My top piece of advice

Have a seriously 10/10 portfolio, and write real bids.
Yes, there are tons of bids that are not written by hand, but they're done by people who play an unfortunate numbers game. I know freelancers who win a project every 6 bids, and some that win a project every 60 bids. The top freelancers (based on earnings) bid on less than 100 projects a month. Sure, maybe they lose out on some, but overall they make a lot more than their high volume counterparts.

Tips for Preferred Freelancers, by some of the top Preferred Freelancers

Here are some tips from some of the actual most succesful freelancers in the program.


I’m CEO and founder of my company, and I’m the only person who communicates on with the clients at all stages.
I believe this is the difference maker because:
My communication is consistent. It’s difficult to have 3–5 people involved in the bidding and chatting and still retain the same communication style. If someone is reading from the script, it will become too obvious someone else is chatting.
Clients feel super important. Having the owner of a company chat to the client directly helps the client feel extra special.
Local slang depending on the client’s location. I lived in the US and worked at executive roles with Aussie and Kiwi companies, so I can easily adjust my written English to any of these countries, which makes clients feel safer. 

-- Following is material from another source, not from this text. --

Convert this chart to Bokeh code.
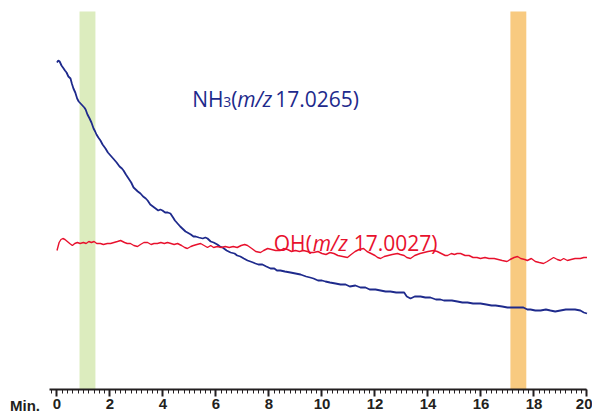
from bokeh.plotting import figure
from bokeh.models import Range1d, BoxAnnotation, Label, LinearAxis, SingleIntervalTicker, Div
from bokeh.layouts import row
from bokeh.embed import file_html
from bokeh.resources import INLINE

# ---- data (time in min, intensity in arbitrary units) ----
nh3_t = [0.00, 0.05, 0.10, 0.17, 0.25, 0.30, 0.36, 0.43, 0.51, 0.56, 0.62, 0.69, 0.76, 0.82, 0.89, 0.96,
         1.03, 1.08, 1.15, 1.23, 1.30, 1.38, 1.44, 1.49, 1.56, 1.64, 1.72, 1.83, 1.92, 2.02, 2.12, 2.25,
         2.36, 2.45, 2.51, 2.60, 2.70, 2.80, 2.89, 2.97, 3.05, 3.15, 3.25, 3.35, 3.42, 3.52, 3.62, 3.72,
         3.82, 3.90, 3.98, 4.08, 4.18, 4.28, 4.38, 4.45, 4.55, 4.65, 4.77, 4.85, 4.92, 5.05, 5.15, 5.23,
         5.35, 5.50, 5.60, 5.68, 5.80, 5.91, 6.05, 6.15, 6.25, 6.40, 6.55, 6.70, 6.80, 6.92, 7.05, 7.19,
         7.30, 7.40, 7.49, 7.60, 7.75, 7.90, 8.06, 8.20, 8.30, 8.43, 8.60, 8.81, 9.00, 9.19, 9.40, 9.55,
         9.68, 9.85, 10.00, 10.13, 10.30, 10.51, 10.70, 10.89, 11.05, 11.26, 11.45, 11.64, 11.80, 12.02,
         12.21, 12.40, 12.58, 12.80, 12.96, 13.10, 13.20, 13.34, 13.50, 13.72, 13.90, 14.09, 14.30, 14.47,
         14.60, 14.74, 14.90, 15.11, 15.30, 15.49, 15.70, 15.98, 16.20, 16.40, 16.55, 16.80, 17.00, 17.11,
         17.30, 17.60, 17.75, 17.87, 18.05, 18.25, 18.45, 18.62, 18.80, 19.00, 19.20, 19.38, 19.55, 19.75,
         19.88, 20.00]
nh3_v = [326, 328, 327, 323, 320, 318, 316, 312, 310, 305, 300, 296, 290, 287, 285, 283,
         281, 279, 274, 270, 266, 260, 257, 254, 251, 248, 244, 240, 236, 233, 230, 226,
         222, 220, 218, 214, 210, 206, 201, 199, 197, 195, 192, 190, 188, 184, 182, 180,
         178, 179, 178, 176, 176, 175, 171, 168, 165, 162, 159, 157, 156, 154, 152, 152,
         151, 150, 151, 150, 147, 146, 144, 142, 141, 138, 136, 135, 133, 132, 130, 128,
         127, 126, 125, 124, 124, 122, 120, 120, 118, 118, 117, 116, 115, 114, 112, 111,
         110, 108, 108, 107, 106, 105, 104, 104, 102, 103, 101, 101, 99, 99,
         98, 97, 97, 96, 96, 96, 92, 90, 92, 92, 91, 91, 89, 89,
         88, 88, 88, 87, 86, 86, 85, 85, 84, 83, 83, 82, 81, 81,
         81, 81, 79, 79, 78, 78, 79, 78, 77, 78, 79, 79, 79, 78,
         76, 75]

oh_t = [0.00, 0.08, 0.15, 0.22, 0.30, 0.39, 0.48, 0.58, 0.67, 0.77, 0.87, 1.00, 1.10, 1.20, 1.30, 1.40,
        1.50, 1.64, 1.75, 1.90, 2.02, 2.15, 2.28, 2.40, 2.55, 2.65, 2.77, 2.90, 3.04, 3.15, 3.28, 3.42,
        3.55, 3.66, 3.79, 3.92, 4.05, 4.17, 4.30, 4.42, 4.55, 4.70, 4.82, 4.92, 5.05, 5.15, 5.28, 5.42,
        5.55, 5.68, 5.80, 5.91, 6.05, 6.20, 6.35, 6.50, 6.65, 6.80, 6.95, 7.08, 7.19, 7.35, 7.50, 7.68,
        7.80, 7.95, 8.10, 8.25, 8.43, 8.55, 8.70, 8.85, 9.00, 9.15, 9.30, 9.45, 9.56, 9.68, 9.85, 10.00,
        10.15, 10.30, 10.45, 10.60, 10.78, 10.96, 11.10, 11.25, 11.40, 11.57, 11.70, 11.85, 12.00, 12.10,
        12.21, 12.35, 12.50, 12.65, 12.85, 12.96, 13.10, 13.20, 13.34, 13.50, 13.70, 13.85, 14.00, 14.21,
        14.35, 14.50, 14.65, 14.74, 14.88, 15.00, 15.10, 15.23, 15.40, 15.55, 15.70, 15.85, 15.98, 16.15,
        16.30, 16.50, 16.65, 16.80, 16.98, 17.10, 17.25, 17.38, 17.50, 17.65, 17.75, 17.90, 18.05, 18.20,
        18.36, 18.50, 18.62, 18.74, 18.88, 19.00, 19.12, 19.26, 19.40, 19.55, 19.75, 19.88, 20.00]
oh_v = [138, 146, 149, 150, 149, 147, 145, 143, 145, 146, 145, 146, 145, 147, 146, 147,
        145, 145, 144, 145, 145, 146, 147, 148, 146, 145, 145, 143, 142, 144, 146, 146,
        144, 145, 145, 146, 145, 146, 145, 144, 145, 143, 141, 140, 142, 143, 144, 145,
        143, 141, 143, 141, 142, 141, 142, 141, 142, 141, 143, 144, 143, 140, 137, 136,
        138, 140, 139, 138, 138, 140, 139, 137, 138, 137, 138, 137, 136, 136, 137, 135,
        134, 136, 135, 133, 132, 131, 134, 137, 139, 140, 137, 135, 133, 131,
        130, 132, 133, 134, 135, 134, 133, 131, 130, 133, 135, 136, 137, 138,
        137, 135, 133, 133, 135, 134, 135, 135, 133, 133, 131, 131, 130, 131,
        130, 130, 129, 128, 127, 129, 131, 132, 130, 129, 128, 130, 127, 126,
        125, 127, 129, 131, 129, 128, 130, 128, 129, 130, 130, 131, 131]

band_green = [0.85, 1.45]
band_orange = [17.11, 17.71]
x_ticks_interval = 2
x_axis_end = 20

NAVY = "#1e2a8c"
RED = "#e8112d"
DARK = "#231f20"

x_start = -0.283
p = figure(width=543, height=418, output_backend="svg", toolbar_location=None,
           x_range=Range1d(x_start, 20.208), y_range=Range1d(-1, 388),
           x_axis_location=None, y_axis_location=None,
           min_border_left=0, min_border_right=0, min_border_top=0, min_border_bottom=29)
p.outline_line_color = None
p.xgrid.visible = False
p.ygrid.visible = False
p.background_fill_color = "white"
p.border_fill_color = "white"

p.add_layout(BoxAnnotation(left=band_green[0], right=band_green[1], bottom=-1, top=377,
                           fill_color="#dcecbe", fill_alpha=1, line_alpha=0, level="underlay"))
p.add_layout(BoxAnnotation(left=band_orange[0], right=band_orange[1], bottom=-1, top=377,
                           fill_color="#f8ca80", fill_alpha=1, line_alpha=0, level="underlay"))

p.line(nh3_t, nh3_v, line_color=NAVY, line_width=1.8)
p.line(oh_t, oh_v, line_color=RED, line_width=1.4)

ax = LinearAxis(ticker=SingleIntervalTicker(interval=x_ticks_interval, num_minor_ticks=10))
ax.bounds = (x_start, x_axis_end)
ax.axis_line_width = 2
ax.axis_line_color = DARK
ax.major_tick_in = 0
ax.major_tick_out = 7
ax.major_tick_line_width = 2
ax.major_tick_line_color = DARK
ax.minor_tick_in = 0
ax.minor_tick_out = 4
ax.minor_tick_line_width = 1
ax.minor_tick_line_color = DARK
ax.major_label_text_font = "Liberation Sans"
ax.major_label_text_font_style = "bold"
ax.major_label_text_font_size = "15px"
ax.major_label_text_color = DARK
ax.major_label_standoff = 2
p.add_layout(ax, "below")

FS = "21px"
FONT = "Open Sans"

def add_label(x0, y0, color, parts):
    for dx, dy, txt, size, style in parts:
        p.add_layout(Label(x=x0, y=y0, x_offset=dx, y_offset=dy, text=txt, text_font=FONT,
                           text_font_size=size, text_font_style=style, text_color=color,
                           text_baseline="alphabetic"))

add_label(5.10, 290, NAVY, [
    (0, 0, "NH", FS, "normal"),
    (31, -3, "3", "14px", "normal"),
    (39, 0, "(", FS, "normal"),
    (45, 0, "m/z", FS, "italic"),
    (83, 0, "17.0265)", FS, "normal"),
])
add_label(8.18, 146, RED, [
    (0, 0, "OH", FS, "normal"),
    (32, 0, "(", FS, "normal"),
    (39, 0, "m/z", FS, "italic"),
    (80, 0, "17.0027)", FS, "normal"),
])

min_div = Div(text='<div style="position:absolute; left:10px; top:398px; font-family:\'Liberation Sans\'; '
                   'font-weight:bold; font-size:15px; line-height:15px; color:#231f20; '
                   'white-space:nowrap;">Min.</div>',
              width=49, height=418, margin=0)

layout = row(min_div, p, spacing=0)
open("out.html", "w").write(file_html(layout, INLINE))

1. I've taken the membership so that I have enough bids.
2. I've used a lot of various copy and experimented to see what will get me traffic.
3. I've often used words like free or super cheap, combined with great quality, so that people would start speaking with me.
4. I've cared more about reviews (I still do! haha) than about my earnings, as I knew that eventually it has to end in both going up.
5. Sometimes you need to kiss a thousand frogs to find your prince. There will be numerous employers who are time wasters, but it's still very much worth it finding the one who isn't. Always be polite, but keep selling at every single opportunity.
6. I think that building relationships is a must. Show them your people face, ask them how they are and more about them, show genuine interest in what they do and tell them about yourself.
7. Always push 100% to deliver on your word. If you get a job developing an app and say you'll get it done for $1,000 USD, you need to do it for $1,000 USD.
8. Deliver the best product/service that you can and give each and every client 110% at the start, and 100% later on.
9. At the end of the process, always thank them, be polite and ask for a 5-star review with the explanation of what it means to you.
10. After some time has passed, try to upsell via the platform, as the reviews will go up.
11. AND THE MOST IMPORTANT ONE: As soon as you meet the criteria, apply for the Preferred Freelancer program. I owe 98% of my success to this, without exaggeration. 

What do Recruiters look for when they have to recommend a freelancer? 

Tips from some of the top Recruiters:


1. Relevant comments about the specific project they are bidding on: comments about their experience with the technology or language mentioned on the brief, similar apps they have worked on or questions to clarify the full scope of work.
2. Good use of English if the employer has mentioned that a good level of English is important to them. 
3. Links to samples of relevant work
4. Anything that the employer requested to be included and that I have added to the invite. 


1. A good quality profile pic. This will probably be the first thing an employer looks at when they visit your profile! It should be professional and look real.
2. Honest reviews are key, even more key than stats! Let the employers be sincere about their experience working with you. Do not put pressure on them to provide a 5-star feedback. If a review is not genuine it will show.
3.  Some employers require native speakers, or an advanced level of English. Make sure you show all your potential when you communicate with them!
4. Your proposal should show you have read the project description. Make it clear and related to the requirements. Ask questions and explain how you would carry out their project in particular
So, you can see there are some common threads from both the top freelancers and some of the top Recruiters. By taking some of this advice and applying it to your methodologies, you can be sure to grow your earnings in the Preferred Freelancer program.